The exercise
For the listing below, give the count of lines containing "this", and no other text.

Supplied material
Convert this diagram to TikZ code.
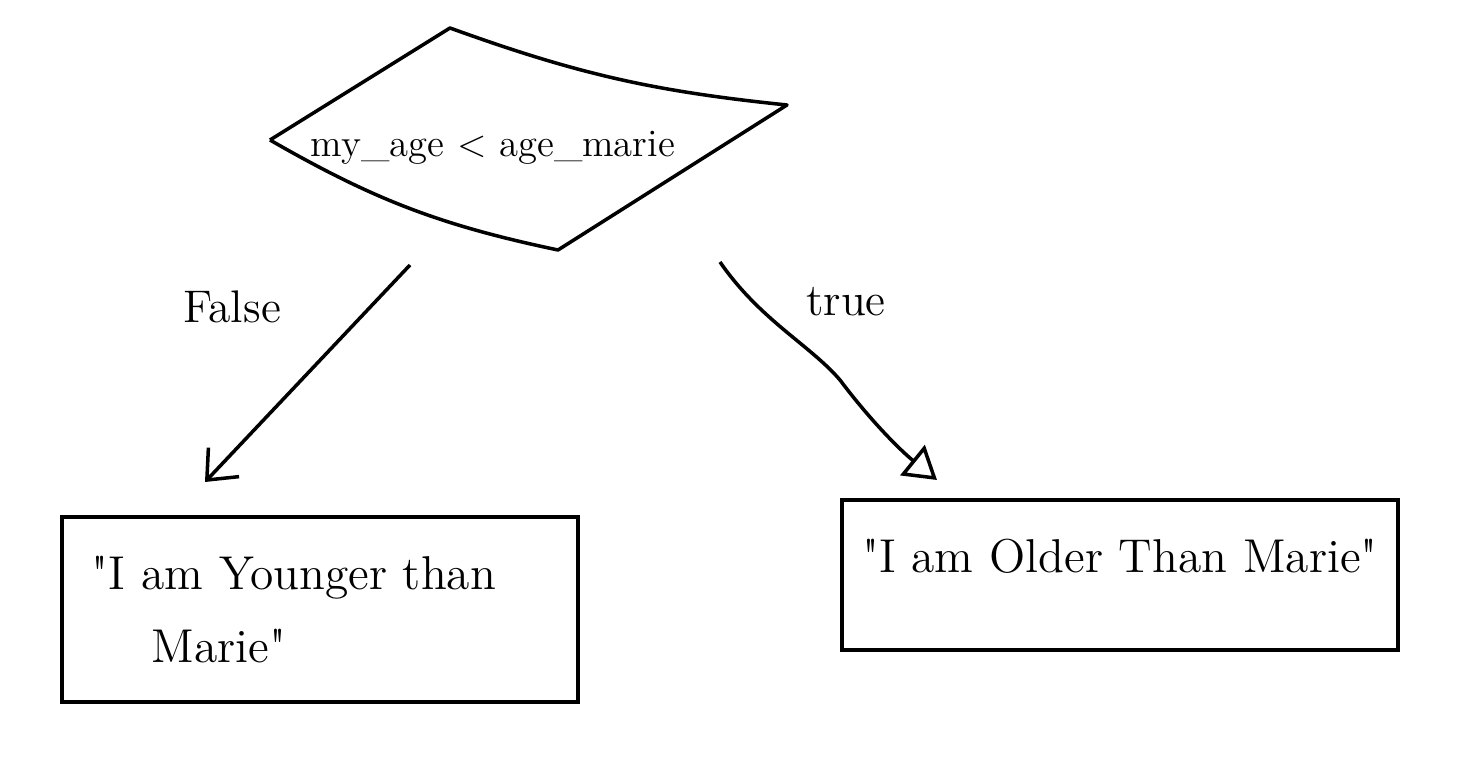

==

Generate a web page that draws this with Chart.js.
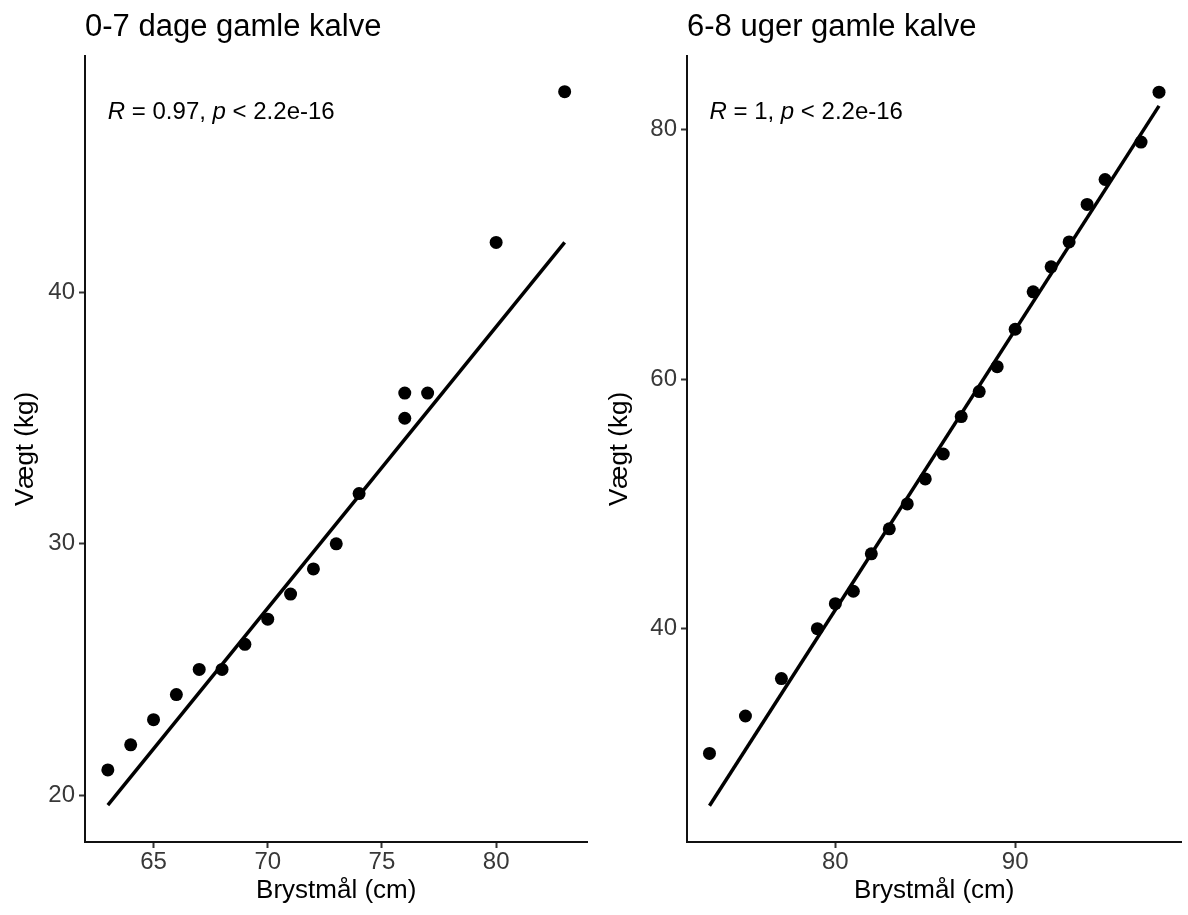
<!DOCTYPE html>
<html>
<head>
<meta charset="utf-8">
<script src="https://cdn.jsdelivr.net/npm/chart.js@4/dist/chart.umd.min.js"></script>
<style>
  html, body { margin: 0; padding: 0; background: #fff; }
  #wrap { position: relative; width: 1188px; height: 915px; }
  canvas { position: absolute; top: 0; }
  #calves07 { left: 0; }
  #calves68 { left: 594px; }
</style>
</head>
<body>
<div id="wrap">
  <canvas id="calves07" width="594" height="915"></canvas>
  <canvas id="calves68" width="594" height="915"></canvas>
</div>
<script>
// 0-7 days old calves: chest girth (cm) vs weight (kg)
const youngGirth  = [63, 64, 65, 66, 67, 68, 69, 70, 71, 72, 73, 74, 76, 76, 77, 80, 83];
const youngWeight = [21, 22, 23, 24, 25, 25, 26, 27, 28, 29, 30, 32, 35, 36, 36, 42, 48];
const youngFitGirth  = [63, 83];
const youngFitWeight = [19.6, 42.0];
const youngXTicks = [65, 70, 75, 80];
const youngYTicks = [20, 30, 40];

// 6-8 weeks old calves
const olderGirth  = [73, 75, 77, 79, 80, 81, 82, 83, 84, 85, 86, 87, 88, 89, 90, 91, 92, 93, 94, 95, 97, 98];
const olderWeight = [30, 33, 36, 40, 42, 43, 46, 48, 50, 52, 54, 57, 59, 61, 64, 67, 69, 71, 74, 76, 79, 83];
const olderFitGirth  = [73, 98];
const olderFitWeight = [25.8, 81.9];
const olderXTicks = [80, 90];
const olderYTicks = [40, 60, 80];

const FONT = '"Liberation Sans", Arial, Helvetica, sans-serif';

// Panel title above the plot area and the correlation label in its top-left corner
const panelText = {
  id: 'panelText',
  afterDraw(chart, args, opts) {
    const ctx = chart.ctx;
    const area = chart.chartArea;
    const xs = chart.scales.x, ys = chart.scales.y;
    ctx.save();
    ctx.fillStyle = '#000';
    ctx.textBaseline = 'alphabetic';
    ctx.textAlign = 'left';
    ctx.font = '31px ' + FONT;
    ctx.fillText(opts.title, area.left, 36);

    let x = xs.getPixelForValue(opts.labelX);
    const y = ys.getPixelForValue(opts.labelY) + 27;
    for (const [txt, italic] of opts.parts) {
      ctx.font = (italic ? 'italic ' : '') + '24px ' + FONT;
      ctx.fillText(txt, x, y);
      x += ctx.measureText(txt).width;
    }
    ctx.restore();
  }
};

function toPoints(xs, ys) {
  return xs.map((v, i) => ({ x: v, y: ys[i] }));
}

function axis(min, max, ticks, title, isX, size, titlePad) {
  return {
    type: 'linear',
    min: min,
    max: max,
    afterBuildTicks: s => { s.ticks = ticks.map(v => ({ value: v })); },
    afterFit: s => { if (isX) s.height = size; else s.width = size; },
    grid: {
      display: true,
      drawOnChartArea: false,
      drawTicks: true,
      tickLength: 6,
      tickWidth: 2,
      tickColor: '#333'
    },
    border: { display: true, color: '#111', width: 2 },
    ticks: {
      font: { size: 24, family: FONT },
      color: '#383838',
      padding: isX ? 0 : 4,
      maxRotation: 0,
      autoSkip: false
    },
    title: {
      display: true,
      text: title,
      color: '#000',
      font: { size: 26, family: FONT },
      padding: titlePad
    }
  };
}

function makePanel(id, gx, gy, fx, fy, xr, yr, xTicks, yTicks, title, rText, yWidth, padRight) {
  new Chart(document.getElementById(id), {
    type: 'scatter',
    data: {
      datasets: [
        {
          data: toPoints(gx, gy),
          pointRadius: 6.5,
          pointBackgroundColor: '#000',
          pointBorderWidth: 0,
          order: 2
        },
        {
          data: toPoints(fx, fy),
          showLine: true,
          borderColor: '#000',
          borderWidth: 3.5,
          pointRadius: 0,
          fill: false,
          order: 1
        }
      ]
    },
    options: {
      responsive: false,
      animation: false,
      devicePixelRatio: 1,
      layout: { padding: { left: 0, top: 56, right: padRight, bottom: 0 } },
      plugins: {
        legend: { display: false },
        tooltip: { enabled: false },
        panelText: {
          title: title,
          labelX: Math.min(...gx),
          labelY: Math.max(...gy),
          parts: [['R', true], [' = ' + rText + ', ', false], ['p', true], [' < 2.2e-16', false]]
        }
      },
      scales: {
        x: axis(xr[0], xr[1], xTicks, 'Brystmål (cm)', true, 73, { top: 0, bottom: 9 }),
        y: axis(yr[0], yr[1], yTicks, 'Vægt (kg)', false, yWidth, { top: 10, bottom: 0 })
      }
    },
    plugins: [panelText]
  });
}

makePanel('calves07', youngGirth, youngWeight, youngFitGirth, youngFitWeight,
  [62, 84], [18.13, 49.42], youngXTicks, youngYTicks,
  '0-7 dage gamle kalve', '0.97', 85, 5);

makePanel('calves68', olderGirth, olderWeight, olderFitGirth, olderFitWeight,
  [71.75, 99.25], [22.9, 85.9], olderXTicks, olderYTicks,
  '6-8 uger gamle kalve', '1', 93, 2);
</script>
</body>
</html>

The output
2